Job> Return exactly and only these lines: the first of the listing through the one containing "import * as d3 from 'd3'".

══════

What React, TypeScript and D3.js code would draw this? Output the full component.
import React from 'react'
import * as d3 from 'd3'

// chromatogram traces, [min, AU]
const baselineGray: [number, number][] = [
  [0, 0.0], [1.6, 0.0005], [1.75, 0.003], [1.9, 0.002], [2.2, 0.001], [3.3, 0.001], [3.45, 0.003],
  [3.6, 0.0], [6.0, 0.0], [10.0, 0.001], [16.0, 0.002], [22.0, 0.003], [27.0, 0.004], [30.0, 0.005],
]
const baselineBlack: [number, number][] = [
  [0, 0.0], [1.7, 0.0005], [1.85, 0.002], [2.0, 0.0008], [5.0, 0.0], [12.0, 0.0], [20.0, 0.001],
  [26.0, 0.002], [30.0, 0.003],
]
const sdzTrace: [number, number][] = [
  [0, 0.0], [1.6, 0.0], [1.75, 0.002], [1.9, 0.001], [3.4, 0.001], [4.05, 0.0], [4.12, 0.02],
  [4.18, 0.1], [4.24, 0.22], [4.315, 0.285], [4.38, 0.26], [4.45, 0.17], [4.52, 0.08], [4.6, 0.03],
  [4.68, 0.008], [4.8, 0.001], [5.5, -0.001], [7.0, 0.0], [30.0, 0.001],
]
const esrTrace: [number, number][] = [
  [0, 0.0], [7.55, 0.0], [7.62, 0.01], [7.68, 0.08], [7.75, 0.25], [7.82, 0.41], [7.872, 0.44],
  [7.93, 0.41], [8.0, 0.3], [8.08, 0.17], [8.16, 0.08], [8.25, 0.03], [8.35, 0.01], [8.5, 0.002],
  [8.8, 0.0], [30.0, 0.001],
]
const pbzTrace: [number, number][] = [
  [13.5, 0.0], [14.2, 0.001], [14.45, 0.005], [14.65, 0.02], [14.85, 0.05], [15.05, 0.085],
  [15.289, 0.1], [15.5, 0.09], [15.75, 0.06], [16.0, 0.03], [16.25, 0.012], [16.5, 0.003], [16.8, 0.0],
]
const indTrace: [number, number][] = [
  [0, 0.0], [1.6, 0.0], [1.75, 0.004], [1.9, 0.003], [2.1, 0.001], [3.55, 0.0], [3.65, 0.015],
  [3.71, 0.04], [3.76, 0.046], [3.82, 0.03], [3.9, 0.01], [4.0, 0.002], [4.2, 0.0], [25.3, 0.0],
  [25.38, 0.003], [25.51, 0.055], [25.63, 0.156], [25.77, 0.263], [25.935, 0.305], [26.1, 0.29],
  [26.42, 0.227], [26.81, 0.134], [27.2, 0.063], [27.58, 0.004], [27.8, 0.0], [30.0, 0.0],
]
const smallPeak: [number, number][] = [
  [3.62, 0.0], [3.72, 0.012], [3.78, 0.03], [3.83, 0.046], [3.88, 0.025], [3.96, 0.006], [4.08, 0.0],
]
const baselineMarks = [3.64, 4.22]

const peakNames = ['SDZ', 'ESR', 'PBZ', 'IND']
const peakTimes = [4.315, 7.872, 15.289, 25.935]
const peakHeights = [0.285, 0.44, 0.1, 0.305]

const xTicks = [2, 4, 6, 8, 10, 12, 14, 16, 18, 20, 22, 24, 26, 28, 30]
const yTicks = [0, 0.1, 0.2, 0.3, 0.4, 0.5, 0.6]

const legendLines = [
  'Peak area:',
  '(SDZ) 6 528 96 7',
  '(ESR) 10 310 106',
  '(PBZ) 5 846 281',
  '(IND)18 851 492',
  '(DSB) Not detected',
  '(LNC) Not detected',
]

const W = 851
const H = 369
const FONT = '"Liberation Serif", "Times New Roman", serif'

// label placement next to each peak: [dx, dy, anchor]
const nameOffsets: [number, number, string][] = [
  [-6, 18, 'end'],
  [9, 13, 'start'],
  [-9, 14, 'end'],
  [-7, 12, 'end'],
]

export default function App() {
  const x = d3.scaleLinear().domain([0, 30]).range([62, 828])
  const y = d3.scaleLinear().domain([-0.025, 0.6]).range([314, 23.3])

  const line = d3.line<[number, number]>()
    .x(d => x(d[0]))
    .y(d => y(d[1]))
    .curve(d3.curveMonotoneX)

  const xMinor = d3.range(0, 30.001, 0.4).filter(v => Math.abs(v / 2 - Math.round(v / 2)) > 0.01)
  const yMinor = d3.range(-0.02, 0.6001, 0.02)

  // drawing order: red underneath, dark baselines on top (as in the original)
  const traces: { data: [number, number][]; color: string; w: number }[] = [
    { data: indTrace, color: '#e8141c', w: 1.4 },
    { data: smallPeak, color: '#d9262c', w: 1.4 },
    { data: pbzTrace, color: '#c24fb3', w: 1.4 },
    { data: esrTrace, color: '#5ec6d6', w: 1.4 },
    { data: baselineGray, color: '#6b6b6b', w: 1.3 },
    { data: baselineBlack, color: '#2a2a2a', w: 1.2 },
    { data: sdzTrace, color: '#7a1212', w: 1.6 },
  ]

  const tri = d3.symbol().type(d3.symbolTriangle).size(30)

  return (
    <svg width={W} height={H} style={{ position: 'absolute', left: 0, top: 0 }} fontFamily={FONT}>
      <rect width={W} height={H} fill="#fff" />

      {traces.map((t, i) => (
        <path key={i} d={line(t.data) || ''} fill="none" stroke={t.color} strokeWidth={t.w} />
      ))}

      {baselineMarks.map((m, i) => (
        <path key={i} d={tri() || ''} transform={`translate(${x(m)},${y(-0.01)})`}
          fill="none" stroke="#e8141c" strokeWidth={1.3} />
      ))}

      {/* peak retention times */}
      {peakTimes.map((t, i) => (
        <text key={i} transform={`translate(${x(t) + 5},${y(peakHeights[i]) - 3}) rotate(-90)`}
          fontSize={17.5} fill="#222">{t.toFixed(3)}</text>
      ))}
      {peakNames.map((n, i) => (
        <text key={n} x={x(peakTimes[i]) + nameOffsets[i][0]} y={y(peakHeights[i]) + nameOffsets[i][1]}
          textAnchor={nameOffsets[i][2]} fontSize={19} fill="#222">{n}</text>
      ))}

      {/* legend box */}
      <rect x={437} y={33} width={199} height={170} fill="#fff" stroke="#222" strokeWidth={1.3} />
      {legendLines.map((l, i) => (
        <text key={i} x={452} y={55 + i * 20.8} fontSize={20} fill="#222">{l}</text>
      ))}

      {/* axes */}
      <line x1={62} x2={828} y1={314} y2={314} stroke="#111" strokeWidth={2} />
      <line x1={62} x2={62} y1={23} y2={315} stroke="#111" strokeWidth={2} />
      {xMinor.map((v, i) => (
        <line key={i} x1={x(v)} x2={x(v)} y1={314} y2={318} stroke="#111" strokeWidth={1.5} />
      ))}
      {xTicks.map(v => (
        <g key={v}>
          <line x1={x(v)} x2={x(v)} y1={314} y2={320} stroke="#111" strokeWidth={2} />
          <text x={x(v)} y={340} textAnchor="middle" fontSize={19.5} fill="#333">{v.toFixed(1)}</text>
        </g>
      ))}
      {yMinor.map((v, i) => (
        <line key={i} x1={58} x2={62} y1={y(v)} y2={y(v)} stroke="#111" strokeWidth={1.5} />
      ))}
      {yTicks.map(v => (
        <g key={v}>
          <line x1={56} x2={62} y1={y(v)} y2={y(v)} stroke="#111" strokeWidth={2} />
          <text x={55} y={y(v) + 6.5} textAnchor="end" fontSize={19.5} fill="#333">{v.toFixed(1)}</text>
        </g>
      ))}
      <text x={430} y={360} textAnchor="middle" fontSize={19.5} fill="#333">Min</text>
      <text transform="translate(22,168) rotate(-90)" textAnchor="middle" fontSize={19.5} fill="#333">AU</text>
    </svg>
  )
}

══════

Result of the task>
What React, TypeScript and D3.js code would draw this? Output the full component.
import React from 'react'
import * as d3 from 'd3'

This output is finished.